But from a Christian point of view, it is the complex mix of limits and autonomy that make a relationship with God possible and healthy. Whenever we begin to dictate what people must be forced to do, we need to be very cautious about the assertions we make, in the name of religion or science. In the name of gift and relationship, even God gives us the freedom to choose. For that reason, there will always be a spiritual and moral calculation to be made when we begin to think about our collective lives, including what we reward, punish, and control.
Religion has had a long, admittedly uneven history of navigating the difficult frontier between moral obligation and spiritual freedom. And it has often failed, miserably. There is no doubt about it.
But Professor Lieberman's article and Mayor Bloomberg's crusade illustrates that a world ordered by science and secular values cannot escape the same calculation, nor can it guarantee that we will avoid the same failures.

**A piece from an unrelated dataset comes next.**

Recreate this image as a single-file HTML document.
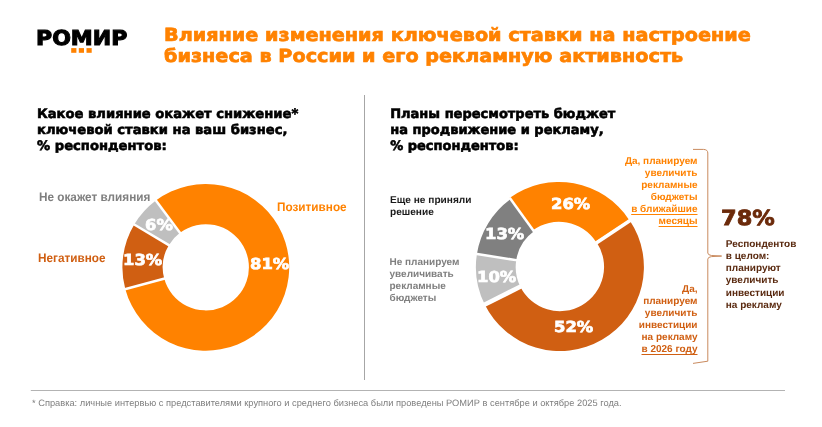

The spiritual and moral calculation remains. It is harder to preserve freedom than it is to coerce others, harder to nurture virtue and discipline than it is to enforce the patina of legislation, harder to change hearts than it is to monitor and sanction certain kinds of behavior. It is also harder to trust God with the messy, uneven results, than it is to impose our own will on others as a substitute.
That is why something as trivial as a rule against 32-ounce sugar drinks (though it holds no appeal for me) and an apparently scientific justification for its ban is fraught with so much significance. The problem isn't what the Mayor wants to control. The problem lies in a thirst for the kind of control over one another we were never meant to have.